-- start Collected material --

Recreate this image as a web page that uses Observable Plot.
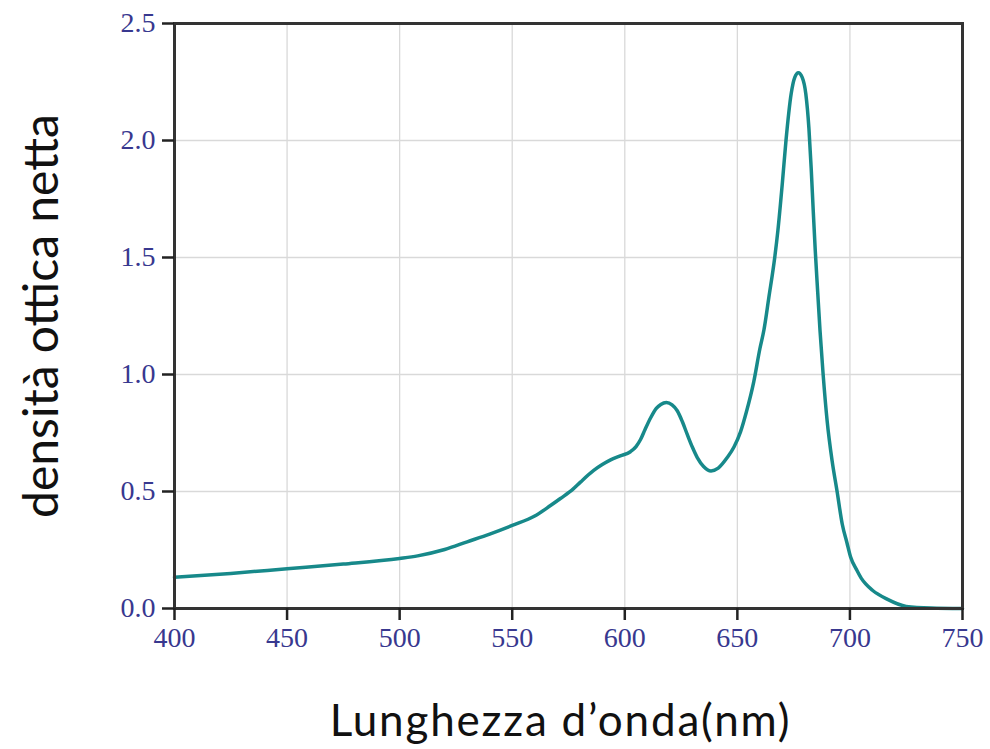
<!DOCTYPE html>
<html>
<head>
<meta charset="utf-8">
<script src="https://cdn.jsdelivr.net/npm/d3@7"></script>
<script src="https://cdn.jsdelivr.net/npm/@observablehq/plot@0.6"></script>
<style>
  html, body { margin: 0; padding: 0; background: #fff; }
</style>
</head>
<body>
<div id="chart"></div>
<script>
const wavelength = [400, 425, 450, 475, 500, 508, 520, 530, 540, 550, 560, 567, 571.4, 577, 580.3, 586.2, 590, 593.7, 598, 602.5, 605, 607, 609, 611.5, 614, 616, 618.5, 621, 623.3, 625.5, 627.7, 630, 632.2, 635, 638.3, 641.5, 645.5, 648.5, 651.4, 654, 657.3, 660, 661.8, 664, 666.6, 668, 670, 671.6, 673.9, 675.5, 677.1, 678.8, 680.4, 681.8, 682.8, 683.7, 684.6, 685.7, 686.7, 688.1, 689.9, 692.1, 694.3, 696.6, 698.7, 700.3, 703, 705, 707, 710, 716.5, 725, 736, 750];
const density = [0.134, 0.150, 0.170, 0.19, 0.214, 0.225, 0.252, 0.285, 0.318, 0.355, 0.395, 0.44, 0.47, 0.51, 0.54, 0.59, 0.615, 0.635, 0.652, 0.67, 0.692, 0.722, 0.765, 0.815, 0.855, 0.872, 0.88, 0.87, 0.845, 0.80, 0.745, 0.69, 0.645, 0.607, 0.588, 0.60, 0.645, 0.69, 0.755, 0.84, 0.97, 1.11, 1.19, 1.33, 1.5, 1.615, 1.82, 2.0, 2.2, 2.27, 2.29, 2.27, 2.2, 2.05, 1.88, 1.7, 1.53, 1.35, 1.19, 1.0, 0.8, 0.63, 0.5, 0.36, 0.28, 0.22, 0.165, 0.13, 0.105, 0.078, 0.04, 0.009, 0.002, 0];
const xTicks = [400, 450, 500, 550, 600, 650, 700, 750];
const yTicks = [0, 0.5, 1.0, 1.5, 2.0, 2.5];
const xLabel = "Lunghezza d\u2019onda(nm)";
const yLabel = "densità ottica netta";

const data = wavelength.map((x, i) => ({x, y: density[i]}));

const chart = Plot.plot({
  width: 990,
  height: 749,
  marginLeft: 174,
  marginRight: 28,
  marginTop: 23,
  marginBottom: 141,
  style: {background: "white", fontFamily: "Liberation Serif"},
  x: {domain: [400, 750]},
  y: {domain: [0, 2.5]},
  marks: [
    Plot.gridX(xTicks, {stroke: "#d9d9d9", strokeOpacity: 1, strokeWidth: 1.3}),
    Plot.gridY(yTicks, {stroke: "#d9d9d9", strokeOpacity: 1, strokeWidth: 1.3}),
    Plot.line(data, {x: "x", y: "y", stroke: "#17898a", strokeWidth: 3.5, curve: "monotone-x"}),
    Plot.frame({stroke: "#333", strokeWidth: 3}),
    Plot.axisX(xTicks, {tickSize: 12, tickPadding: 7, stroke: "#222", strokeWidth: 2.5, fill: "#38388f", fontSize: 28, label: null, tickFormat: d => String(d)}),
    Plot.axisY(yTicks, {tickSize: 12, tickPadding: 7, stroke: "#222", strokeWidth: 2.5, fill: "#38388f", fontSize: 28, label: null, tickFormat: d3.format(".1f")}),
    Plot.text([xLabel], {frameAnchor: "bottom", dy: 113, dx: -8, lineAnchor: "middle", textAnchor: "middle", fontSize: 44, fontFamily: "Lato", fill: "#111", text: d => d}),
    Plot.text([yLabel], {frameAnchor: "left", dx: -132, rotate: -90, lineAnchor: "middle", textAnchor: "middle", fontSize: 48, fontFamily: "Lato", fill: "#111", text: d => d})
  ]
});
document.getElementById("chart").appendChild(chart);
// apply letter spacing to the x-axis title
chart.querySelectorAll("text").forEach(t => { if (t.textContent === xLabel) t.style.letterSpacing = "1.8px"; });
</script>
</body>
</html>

-- end Collected material --

**Exercise prompt**. Transcribe the preceding listing in its entirety and with exact wording, leaving out pictures.

**Response below**.
Recreate this image as a web page that uses Observable Plot.
<!DOCTYPE html>
<html>
<head>
<meta charset="utf-8">
<script src="https://cdn.jsdelivr.net/npm/d3@7"></script>
<script src="https://cdn.jsdelivr.net/npm/@observablehq/plot@0.6"></script>
<style>
  html, body { margin: 0; padding: 0; background: #fff; }
</style>
</head>
<body>
<div id="chart"></div>
<script>
const wavelength = [400, 425, 450, 475, 500, 508, 520, 530, 540, 550, 560, 567, 571.4, 577, 580.3, 586.2, 590, 593.7, 598, 602.5, 605, 607, 609, 611.5, 614, 616, 618.5, 621, 623.3, 625.5, 627.7, 630, 632.2, 635, 638.3, 641.5, 645.5, 648.5, 651.4, 654, 657.3, 660, 661.8, 664, 666.6, 668, 670, 671.6, 673.9, 675.5, 677.1, 678.8, 680.4, 681.8, 682.8, 683.7, 684.6, 685.7, 686.7, 688.1, 689.9, 692.1, 694.3, 696.6, 698.7, 700.3, 703, 705, 707, 710, 716.5, 725, 736, 750];
const density = [0.134, 0.150, 0.170, 0.19, 0.214, 0.225, 0.252, 0.285, 0.318, 0.355, 0.395, 0.44, 0.47, 0.51, 0.54, 0.59, 0.615, 0.635, 0.652, 0.67, 0.692, 0.722, 0.765, 0.815, 0.855, 0.872, 0.88, 0.87, 0.845, 0.80, 0.745, 0.69, 0.645, 0.607, 0.588, 0.60, 0.645, 0.69, 0.755, 0.84, 0.97, 1.11, 1.19, 1.33, 1.5, 1.615, 1.82, 2.0, 2.2, 2.27, 2.29, 2.27, 2.2, 2.05, 1.88, 1.7, 1.53, 1.35, 1.19, 1.0, 0.8, 0.63, 0.5, 0.36, 0.28, 0.22, 0.165, 0.13, 0.105, 0.078, 0.04, 0.009, 0.002, 0];
const xTicks = [400, 450, 500, 550, 600, 650, 700, 750];
const yTicks = [0, 0.5, 1.0, 1.5, 2.0, 2.5];
const xLabel = "Lunghezza d\u2019onda(nm)";
const yLabel = "densità ottica netta";

const data = wavelength.map((x, i) => ({x, y: density[i]}));

const chart = Plot.plot({
  width: 990,
  height: 749,
  marginLeft: 174,
  marginRight: 28,
  marginTop: 23,
  marginBottom: 141,
  style: {background: "white", fontFamily: "Liberation Serif"},
  x: {domain: [400, 750]},
  y: {domain: [0, 2.5]},
  marks: [
    Plot.gridX(xTicks, {stroke: "#d9d9d9", strokeOpacity: 1, strokeWidth: 1.3}),
    Plot.gridY(yTicks, {stroke: "#d9d9d9", strokeOpacity: 1, strokeWidth: 1.3}),
    Plot.line(data, {x: "x", y: "y", stroke: "#17898a", strokeWidth: 3.5, curve: "monotone-x"}),
    Plot.frame({stroke: "#333", strokeWidth: 3}),
    Plot.axisX(xTicks, {tickSize: 12, tickPadding: 7, stroke: "#222", strokeWidth: 2.5, fill: "#38388f", fontSize: 28, label: null, tickFormat: d => String(d)}),
    Plot.axisY(yTicks, {tickSize: 12, tickPadding: 7, stroke: "#222", strokeWidth: 2.5, fill: "#38388f", fontSize: 28, label: null, tickFormat: d3.format(".1f")}),
    Plot.text([xLabel], {frameAnchor: "bottom", dy: 113, dx: -8, lineAnchor: "middle", textAnchor: "middle", fontSize: 44, fontFamily: "Lato", fill: "#111", text: d => d}),
    Plot.text([yLabel], {frameAnchor: "left", dx: -132, rotate: -90, lineAnchor: "middle", textAnchor: "middle", fontSize: 48, fontFamily: "Lato", fill: "#111", text: d => d})
  ]
});
document.getElementById("chart").appendChild(chart);
// apply letter spacing to the x-axis title
chart.querySelectorAll("text").forEach(t => { if (t.textContent === xLabel) t.style.letterSpacing = "1.8px"; });
</script>
</body>
</html>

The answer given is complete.